Crédits Photo : Richard Schroeder
« C’est une nouvelle manière de raconter qui nous sommes, de se réapproprier notre Histoire, notre récit, de savoir comment est-ce que l’on se définit aujourd’hui au XXIème siècle. »
Quand la jeune génération s’empare des maux
Le travail de Dorothée Munyaneza peut ainsi être rapproché de ceux d’artistes touchés de près ou de loin par cette histoire. On pourrait prendre l’exemple de Gaël Faye, rappeur, compositeur et écrivain né au Burundi, lui aussi en 1982, d’une mère rwandaise et d’un père français. Dans son ouvrage Petit Pays récompensé à de nombreuses reprises, l’auteur adopte le point de vue d’un garçonnet plongé, du jour au lendemain, avec sa famille dans le tourbillon du conflit. Il s’inspire de son expérience personnelle tout en s’en détachant, sans doute pour se préserver. Dans un registre comparable à celui de Munyaneza, Carole Karemera se réapproprie la mémoire du génocide, la réactive tout en revenant sur la beauté d’un pays, d’une culture qui cherche tant bien que mal à mettre de côté cet épisode. Le théâtre, elle le conçoit comme un vecteur d’interactions entre les individus, public et acteurs.

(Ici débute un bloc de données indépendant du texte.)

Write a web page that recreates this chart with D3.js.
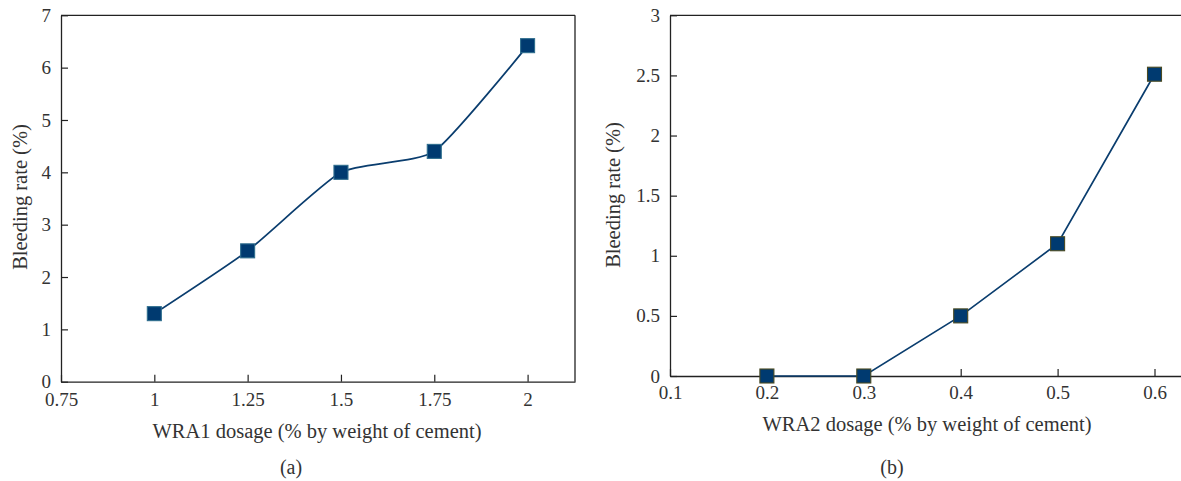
<!DOCTYPE html>
<html>
<head>
<meta charset="utf-8">
<script src="https://cdn.jsdelivr.net/npm/d3@7"></script>
<style>
	body { margin: 0; background: #fff; }
	svg text { font-family: "Liberation Serif", "DejaVu Serif", serif; fill: #333; }
</style>
</head>
<body>
<div id="chart"></div>
<script>
// panel (a): WRA1
const wra1Dosage = [1, 1.25, 1.5, 1.75, 2];
const wra1Bleeding = [1.3, 2.5, 4.0, 4.4, 6.42];
const wra1XTicks = [0.75, 1, 1.25, 1.5, 1.75, 2];
const wra1YTicks = [0, 1, 2, 3, 4, 5, 6, 7];

// panel (b): WRA2
const wra2Dosage = [0.2, 0.3, 0.4, 0.5, 0.6];
const wra2Bleeding = [0, 0, 0.5, 1.1, 2.51];
const wra2XTicks = [0.1, 0.2, 0.3, 0.4, 0.5, 0.6];
const wra2YTicks = [0, 0.5, 1, 1.5, 2, 2.5, 3];

const W = 1181, H = 481;

const svg = d3
	.select("#chart")
	.append("svg")
	.attr("width", W)
	.attr("height", H);

function drawPanel(opt) {
	const x = d3.scaleLinear().domain(opt.xDomain).range(opt.xRange);
	const y = d3.scaleLinear().domain(opt.yDomain).range(opt.yRange);
	const g = svg.append("g");

	// box lines (top + optional right)
	g.append("line")
		.attr("x1", opt.xRange[0]).attr("x2", opt.xRange[1])
		.attr("y1", opt.yRange[1]).attr("y2", opt.yRange[1])
		.attr("stroke", "#222").attr("stroke-width", 1.3);
	if (opt.rightBorder) {
		g.append("line")
			.attr("x1", opt.xRange[1]).attr("x2", opt.xRange[1])
			.attr("y1", opt.yRange[1]).attr("y2", opt.yRange[0])
			.attr("stroke", "#222").attr("stroke-width", 1.3);
	}

	// X axis, ticks pointing inward
	const xAxis = g.append("g")
		.attr("transform", `translate(0,${opt.yRange[0]})`)
		.call(d3.axisBottom(x).tickValues(opt.xTicks).tickFormat(d3.format("~g"))
			.tickSizeInner(-7).tickSizeOuter(0).tickPadding(opt.xPad));
	// Y axis
	const yAxis = g.append("g")
		.attr("transform", `translate(${opt.xRange[0]},0)`)
		.call(d3.axisLeft(y).tickValues(opt.yTicks).tickFormat(d3.format("~g"))
			.tickSizeInner(-7).tickSizeOuter(0).tickPadding(10));

	[xAxis, yAxis].forEach((a) => {
		a.attr("font-family", null);
		a.select(".domain").attr("stroke", "#222").attr("stroke-width", 1.3);
		a.selectAll(".tick line").attr("stroke", "#222").attr("stroke-width", 1.2);
		a.selectAll("text")
			.attr("fill", "#333")
			.style("font-size", "19px")
			.style("font-family", '"Liberation Serif", "DejaVu Serif", serif');
	});

	// the line
	const pts = opt.xs.map((d, i) => [d, opt.ys[i]]);
	g.append("path")
		.datum(pts)
		.attr("fill", "none")
		.attr("stroke", "#0a3d6e")
		.attr("stroke-width", 1.7)
		.attr("d", d3.line().x((d) => x(d[0])).y((d) => y(d[1])).curve(opt.curve));

	// square markers
	g.selectAll(".mk")
		.data(pts)
		.join("rect")
		.attr("x", (d) => x(d[0]) - 7)
		.attr("y", (d) => y(d[1]) - 7)
		.attr("width", 14)
		.attr("height", 14)
		.attr("fill", "#003a70")
		.attr("stroke", opt.markerStroke)
		.attr("stroke-width", 1.1);

	// axis titles
	g.append("text")
		.attr("x", opt.xTitlePos[0])
		.attr("y", opt.xTitlePos[1])
		.attr("text-anchor", "middle")
		.style("font-size", "20.5px")
		.text(opt.xTitle);
	g.append("text")
		.attr("transform", `translate(${opt.yTitlePos[0]},${opt.yTitlePos[1]}) rotate(-90)`)
		.attr("text-anchor", "middle")
		.attr("dy", "0.35em")
		.style("font-size", "20.5px")
		.text("Bleeding rate (%)");
	g.append("text")
		.attr("x", opt.labelPos[0])
		.attr("y", opt.labelPos[1])
		.attr("text-anchor", "middle")
		.style("font-size", "20px")
		.text(opt.label);
}

drawPanel({
	xs: wra1Dosage, ys: wra1Bleeding,
	xTicks: wra1XTicks, yTicks: wra1YTicks,
	xDomain: [0.75, 2.127], xRange: [61, 575],
	yDomain: [0, 7], yRange: [381.7, 15.3],
	xPad: 11, rightBorder: true,
	curve: d3.curveCardinal.tension(0.45),
	markerStroke: "#2f6e8e",
	xTitle: "WRA1 dosage (% by weight of cement)",
	xTitlePos: [317, 438],
	yTitlePos: [20, 197],
	label: "(a)", labelPos: [291, 474]
});

drawPanel({
	xs: wra2Dosage, ys: wra2Bleeding,
	xTicks: wra2XTicks, yTicks: wra2YTicks,
	xDomain: [0.1, 0.63], xRange: [670, 670 + 0.53 * 969],
	yDomain: [0, 3], yRange: [376, 15.3],
	xPad: 10, rightBorder: false,
	curve: d3.curveLinear,
	markerStroke: "#4a4a22",
	xTitle: "WRA2 dosage (% by weight of cement)",
	xTitlePos: [927, 431],
	yTitlePos: [613, 195],
	label: "(b)", labelPos: [892, 474]
});
</script>
</body>
</html>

Pour elle, il s’agit avant tout de recréer du lien en allant chercher les spectateurs dans la rue, dans les cafés, de générer une nouvelle dynamique collective en s’emparant de cette histoire devant encore être écrite. Son terrain d’action ? Le Rwanda où elle s’installe dès 2005, avec pour objectif la mise en place d’une institution culturelle proche de ses concitoyens. L’Ishiyo Arts Center naÎt un an plus tard, respectant cette ambition et favorisant l’ouverture sur l’ensemble du continent africain.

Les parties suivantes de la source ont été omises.